DO THIS: Extract all lines that hold "LaTeX" from the records below.

(Entries with chart source code)
-- START --
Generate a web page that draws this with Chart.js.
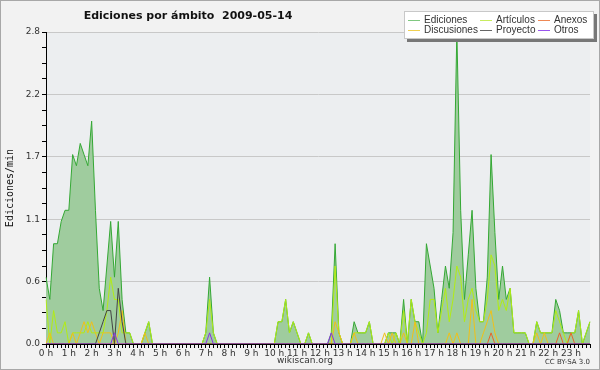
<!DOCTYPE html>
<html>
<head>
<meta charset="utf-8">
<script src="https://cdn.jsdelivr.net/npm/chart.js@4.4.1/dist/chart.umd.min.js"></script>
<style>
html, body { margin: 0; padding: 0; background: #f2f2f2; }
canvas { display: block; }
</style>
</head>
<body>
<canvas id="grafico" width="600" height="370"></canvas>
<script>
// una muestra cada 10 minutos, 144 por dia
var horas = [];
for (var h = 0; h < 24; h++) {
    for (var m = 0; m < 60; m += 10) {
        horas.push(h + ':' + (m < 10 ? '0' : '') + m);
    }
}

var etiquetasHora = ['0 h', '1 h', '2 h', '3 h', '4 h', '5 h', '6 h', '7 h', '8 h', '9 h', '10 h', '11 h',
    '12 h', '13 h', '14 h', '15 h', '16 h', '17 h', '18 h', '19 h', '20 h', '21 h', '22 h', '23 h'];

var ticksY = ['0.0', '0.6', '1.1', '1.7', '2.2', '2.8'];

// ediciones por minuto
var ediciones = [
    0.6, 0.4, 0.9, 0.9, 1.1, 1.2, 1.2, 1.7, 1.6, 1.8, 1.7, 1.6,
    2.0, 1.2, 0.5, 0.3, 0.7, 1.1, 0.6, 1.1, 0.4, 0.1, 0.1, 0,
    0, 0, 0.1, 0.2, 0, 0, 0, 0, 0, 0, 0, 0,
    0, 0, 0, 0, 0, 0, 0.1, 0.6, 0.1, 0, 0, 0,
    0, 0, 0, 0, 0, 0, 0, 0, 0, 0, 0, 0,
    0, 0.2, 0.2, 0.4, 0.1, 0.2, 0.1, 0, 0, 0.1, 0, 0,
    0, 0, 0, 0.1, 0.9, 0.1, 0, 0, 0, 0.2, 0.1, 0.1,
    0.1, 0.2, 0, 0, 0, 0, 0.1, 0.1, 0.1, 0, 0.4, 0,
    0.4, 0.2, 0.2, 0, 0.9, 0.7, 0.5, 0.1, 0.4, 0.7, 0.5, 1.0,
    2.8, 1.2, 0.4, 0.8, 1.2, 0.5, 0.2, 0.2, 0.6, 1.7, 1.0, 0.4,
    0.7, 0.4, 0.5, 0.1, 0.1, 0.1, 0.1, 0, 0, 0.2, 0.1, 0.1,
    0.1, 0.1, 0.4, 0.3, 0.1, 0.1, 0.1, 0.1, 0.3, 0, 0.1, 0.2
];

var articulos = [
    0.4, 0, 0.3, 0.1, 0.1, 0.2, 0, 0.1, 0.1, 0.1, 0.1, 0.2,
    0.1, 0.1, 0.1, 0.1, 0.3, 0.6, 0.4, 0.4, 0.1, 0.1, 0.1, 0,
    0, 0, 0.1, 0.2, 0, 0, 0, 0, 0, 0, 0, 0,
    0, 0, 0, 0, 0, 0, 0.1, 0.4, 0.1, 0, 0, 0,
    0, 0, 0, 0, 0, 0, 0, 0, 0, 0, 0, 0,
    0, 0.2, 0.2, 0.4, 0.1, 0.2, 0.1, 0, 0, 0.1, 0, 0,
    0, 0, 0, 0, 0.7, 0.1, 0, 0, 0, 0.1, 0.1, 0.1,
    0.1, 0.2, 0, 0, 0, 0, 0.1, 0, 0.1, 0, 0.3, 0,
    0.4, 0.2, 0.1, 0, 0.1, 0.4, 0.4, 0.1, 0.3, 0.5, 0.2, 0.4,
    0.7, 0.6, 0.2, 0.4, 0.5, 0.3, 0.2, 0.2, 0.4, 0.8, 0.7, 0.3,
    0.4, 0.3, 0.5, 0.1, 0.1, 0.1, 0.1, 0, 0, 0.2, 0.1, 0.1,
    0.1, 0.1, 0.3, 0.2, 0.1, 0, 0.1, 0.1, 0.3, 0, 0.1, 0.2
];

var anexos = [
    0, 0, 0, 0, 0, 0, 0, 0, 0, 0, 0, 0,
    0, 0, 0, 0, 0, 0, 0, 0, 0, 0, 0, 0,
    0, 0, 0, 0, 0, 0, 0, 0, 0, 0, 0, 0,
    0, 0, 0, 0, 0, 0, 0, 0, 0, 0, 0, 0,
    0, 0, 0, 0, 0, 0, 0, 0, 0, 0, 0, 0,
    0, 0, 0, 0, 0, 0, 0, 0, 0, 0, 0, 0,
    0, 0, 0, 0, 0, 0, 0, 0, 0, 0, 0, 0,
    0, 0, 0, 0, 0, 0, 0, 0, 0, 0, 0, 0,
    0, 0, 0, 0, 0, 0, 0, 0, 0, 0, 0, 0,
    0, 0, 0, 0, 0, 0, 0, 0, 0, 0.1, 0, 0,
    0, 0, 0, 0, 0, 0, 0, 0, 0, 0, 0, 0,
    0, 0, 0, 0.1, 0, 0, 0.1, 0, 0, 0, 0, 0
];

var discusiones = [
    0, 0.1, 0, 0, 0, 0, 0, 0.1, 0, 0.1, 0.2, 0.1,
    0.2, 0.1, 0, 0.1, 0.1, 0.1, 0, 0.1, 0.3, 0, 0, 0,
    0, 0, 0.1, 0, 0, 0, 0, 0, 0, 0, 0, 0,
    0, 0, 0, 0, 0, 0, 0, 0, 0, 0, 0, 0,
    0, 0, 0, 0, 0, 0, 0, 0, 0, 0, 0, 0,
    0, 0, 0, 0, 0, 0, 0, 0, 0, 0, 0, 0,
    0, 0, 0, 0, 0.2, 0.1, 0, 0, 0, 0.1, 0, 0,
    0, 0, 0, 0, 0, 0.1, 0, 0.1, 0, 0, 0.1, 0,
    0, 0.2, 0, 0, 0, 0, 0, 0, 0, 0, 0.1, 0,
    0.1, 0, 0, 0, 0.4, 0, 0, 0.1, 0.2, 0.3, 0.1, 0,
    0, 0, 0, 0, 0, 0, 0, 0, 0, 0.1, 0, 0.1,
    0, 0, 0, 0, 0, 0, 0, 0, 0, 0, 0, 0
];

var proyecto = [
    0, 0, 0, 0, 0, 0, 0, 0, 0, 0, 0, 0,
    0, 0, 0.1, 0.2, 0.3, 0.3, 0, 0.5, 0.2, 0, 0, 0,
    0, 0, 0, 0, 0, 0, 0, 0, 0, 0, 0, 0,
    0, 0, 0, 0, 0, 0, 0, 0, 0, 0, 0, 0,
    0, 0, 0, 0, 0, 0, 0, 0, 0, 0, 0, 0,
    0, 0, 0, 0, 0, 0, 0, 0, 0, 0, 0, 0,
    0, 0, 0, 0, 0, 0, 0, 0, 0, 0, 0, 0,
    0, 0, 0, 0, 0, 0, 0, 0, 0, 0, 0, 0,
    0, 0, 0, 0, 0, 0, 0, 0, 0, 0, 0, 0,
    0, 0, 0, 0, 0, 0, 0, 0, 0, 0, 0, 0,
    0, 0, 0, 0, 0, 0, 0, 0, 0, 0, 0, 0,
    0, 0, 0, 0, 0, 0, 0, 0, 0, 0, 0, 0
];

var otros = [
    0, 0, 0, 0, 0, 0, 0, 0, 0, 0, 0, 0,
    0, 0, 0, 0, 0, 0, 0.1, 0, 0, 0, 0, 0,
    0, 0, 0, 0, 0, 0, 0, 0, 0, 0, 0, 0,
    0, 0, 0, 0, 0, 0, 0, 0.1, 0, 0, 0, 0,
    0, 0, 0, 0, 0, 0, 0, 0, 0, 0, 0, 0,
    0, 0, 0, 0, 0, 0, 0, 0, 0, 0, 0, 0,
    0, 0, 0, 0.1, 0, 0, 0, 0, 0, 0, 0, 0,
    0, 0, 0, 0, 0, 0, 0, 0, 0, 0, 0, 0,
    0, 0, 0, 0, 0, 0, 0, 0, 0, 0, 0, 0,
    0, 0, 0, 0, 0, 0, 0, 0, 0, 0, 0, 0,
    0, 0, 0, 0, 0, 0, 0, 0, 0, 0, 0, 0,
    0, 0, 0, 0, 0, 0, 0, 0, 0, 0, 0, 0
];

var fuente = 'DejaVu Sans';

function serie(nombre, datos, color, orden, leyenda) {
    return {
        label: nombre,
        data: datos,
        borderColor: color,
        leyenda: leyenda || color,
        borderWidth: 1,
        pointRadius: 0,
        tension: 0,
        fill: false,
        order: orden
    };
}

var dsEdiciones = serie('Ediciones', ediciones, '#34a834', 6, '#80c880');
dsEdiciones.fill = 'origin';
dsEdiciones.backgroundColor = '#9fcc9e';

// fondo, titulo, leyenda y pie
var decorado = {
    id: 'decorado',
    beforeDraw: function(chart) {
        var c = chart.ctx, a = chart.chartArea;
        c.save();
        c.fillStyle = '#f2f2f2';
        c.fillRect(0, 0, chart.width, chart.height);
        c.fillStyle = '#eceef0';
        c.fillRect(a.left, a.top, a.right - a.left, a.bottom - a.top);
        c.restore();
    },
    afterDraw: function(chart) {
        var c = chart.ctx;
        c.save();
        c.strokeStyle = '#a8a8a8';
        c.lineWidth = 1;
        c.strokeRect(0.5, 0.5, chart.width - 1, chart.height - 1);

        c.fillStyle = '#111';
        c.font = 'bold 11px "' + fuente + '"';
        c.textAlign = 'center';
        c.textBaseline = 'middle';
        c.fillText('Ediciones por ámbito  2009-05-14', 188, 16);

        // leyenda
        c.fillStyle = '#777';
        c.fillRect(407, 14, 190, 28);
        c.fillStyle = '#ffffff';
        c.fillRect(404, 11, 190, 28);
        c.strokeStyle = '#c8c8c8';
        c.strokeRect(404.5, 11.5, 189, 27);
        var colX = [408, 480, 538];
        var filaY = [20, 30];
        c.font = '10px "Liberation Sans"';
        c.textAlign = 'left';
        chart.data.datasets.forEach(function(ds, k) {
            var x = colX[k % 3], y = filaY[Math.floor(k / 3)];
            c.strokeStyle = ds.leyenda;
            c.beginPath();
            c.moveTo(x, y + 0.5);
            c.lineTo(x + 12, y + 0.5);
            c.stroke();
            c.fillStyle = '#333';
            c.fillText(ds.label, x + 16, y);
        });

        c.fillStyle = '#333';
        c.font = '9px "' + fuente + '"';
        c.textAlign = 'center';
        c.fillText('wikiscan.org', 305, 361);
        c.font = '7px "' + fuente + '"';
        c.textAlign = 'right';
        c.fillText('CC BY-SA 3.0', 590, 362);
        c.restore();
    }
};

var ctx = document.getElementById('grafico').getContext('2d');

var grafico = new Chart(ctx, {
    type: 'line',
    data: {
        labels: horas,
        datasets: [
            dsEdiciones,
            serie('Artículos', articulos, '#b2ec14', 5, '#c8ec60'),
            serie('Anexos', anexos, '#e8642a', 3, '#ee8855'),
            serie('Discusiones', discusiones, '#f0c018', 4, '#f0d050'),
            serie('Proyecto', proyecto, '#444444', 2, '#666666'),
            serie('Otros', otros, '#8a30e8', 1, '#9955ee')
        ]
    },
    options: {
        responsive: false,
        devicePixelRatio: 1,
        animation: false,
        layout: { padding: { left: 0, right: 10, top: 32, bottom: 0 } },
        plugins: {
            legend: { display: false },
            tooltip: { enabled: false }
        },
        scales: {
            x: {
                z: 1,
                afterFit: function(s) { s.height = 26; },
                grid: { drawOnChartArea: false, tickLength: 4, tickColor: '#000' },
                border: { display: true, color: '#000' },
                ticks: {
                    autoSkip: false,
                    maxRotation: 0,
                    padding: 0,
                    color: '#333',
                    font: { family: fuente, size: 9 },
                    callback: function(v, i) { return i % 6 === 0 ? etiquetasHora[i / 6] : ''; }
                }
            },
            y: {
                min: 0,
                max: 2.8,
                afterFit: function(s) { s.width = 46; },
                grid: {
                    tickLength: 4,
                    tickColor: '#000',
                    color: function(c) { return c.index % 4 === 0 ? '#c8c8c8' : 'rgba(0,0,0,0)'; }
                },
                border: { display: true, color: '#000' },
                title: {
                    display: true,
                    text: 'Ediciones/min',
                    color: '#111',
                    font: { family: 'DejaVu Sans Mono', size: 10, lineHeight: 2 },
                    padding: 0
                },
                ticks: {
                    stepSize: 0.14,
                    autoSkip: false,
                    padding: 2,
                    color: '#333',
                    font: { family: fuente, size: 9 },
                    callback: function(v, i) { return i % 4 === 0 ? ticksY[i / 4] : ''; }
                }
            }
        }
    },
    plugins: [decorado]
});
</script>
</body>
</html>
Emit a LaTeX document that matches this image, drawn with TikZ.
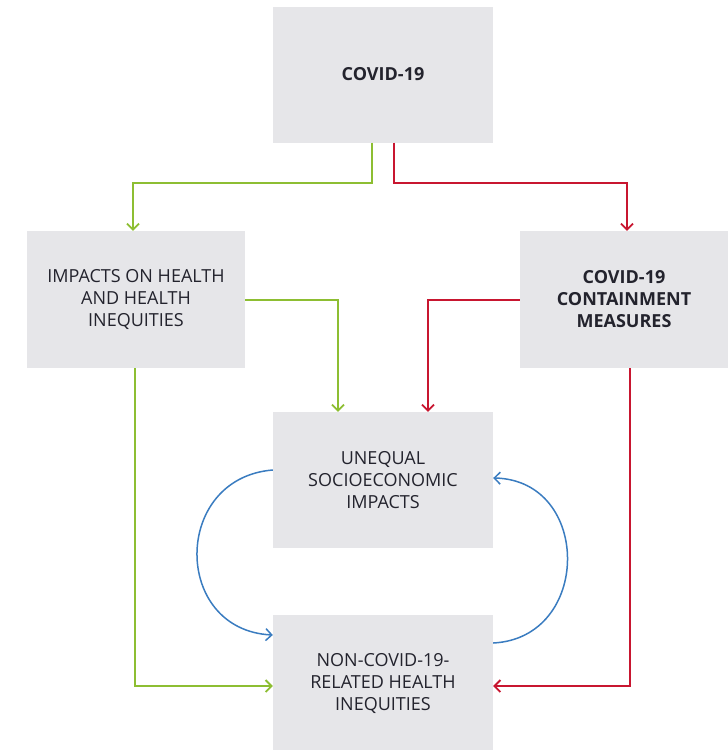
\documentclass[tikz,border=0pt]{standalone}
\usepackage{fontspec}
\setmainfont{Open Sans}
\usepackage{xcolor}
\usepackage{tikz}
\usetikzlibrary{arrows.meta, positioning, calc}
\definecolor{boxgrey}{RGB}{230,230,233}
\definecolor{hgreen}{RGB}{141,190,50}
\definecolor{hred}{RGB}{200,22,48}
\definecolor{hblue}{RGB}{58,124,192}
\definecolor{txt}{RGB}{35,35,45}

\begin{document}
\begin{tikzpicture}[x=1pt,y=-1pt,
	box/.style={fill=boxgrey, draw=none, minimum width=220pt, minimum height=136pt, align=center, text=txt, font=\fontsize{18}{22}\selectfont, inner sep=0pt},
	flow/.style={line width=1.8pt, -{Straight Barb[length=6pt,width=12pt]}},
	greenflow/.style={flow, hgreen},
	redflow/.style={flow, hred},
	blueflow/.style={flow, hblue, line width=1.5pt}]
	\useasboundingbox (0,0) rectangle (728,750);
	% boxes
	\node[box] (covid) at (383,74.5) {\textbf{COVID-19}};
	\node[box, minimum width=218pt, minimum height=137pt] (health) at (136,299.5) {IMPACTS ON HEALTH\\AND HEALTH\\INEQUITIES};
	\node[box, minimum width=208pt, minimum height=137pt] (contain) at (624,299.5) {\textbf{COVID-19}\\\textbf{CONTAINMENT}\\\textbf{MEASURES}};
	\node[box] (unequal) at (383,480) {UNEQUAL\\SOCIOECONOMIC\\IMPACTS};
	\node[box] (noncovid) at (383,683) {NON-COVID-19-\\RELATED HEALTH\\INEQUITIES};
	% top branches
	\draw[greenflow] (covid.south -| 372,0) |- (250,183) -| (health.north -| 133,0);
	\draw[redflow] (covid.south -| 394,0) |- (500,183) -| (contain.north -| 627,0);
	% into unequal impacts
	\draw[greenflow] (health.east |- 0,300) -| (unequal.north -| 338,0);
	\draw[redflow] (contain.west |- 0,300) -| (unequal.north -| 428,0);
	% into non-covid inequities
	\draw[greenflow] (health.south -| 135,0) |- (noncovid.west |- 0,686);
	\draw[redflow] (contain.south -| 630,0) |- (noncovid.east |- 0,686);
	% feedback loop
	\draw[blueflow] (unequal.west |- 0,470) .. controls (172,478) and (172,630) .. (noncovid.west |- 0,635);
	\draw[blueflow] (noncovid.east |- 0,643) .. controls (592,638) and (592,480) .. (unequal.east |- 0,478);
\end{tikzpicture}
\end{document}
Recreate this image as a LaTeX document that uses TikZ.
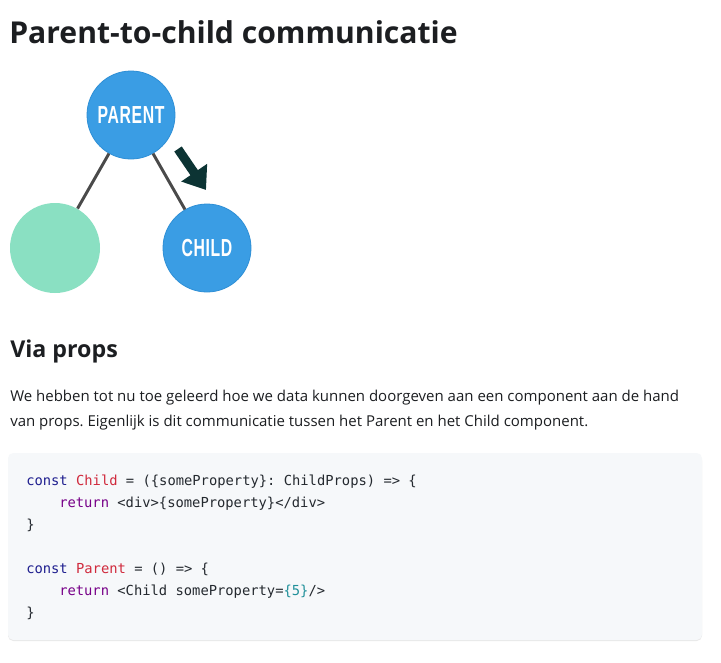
-- END --
OUTPUT BELOW:
Emit a LaTeX document that matches this image, drawn with TikZ.
Recreate this image as a LaTeX document that uses TikZ.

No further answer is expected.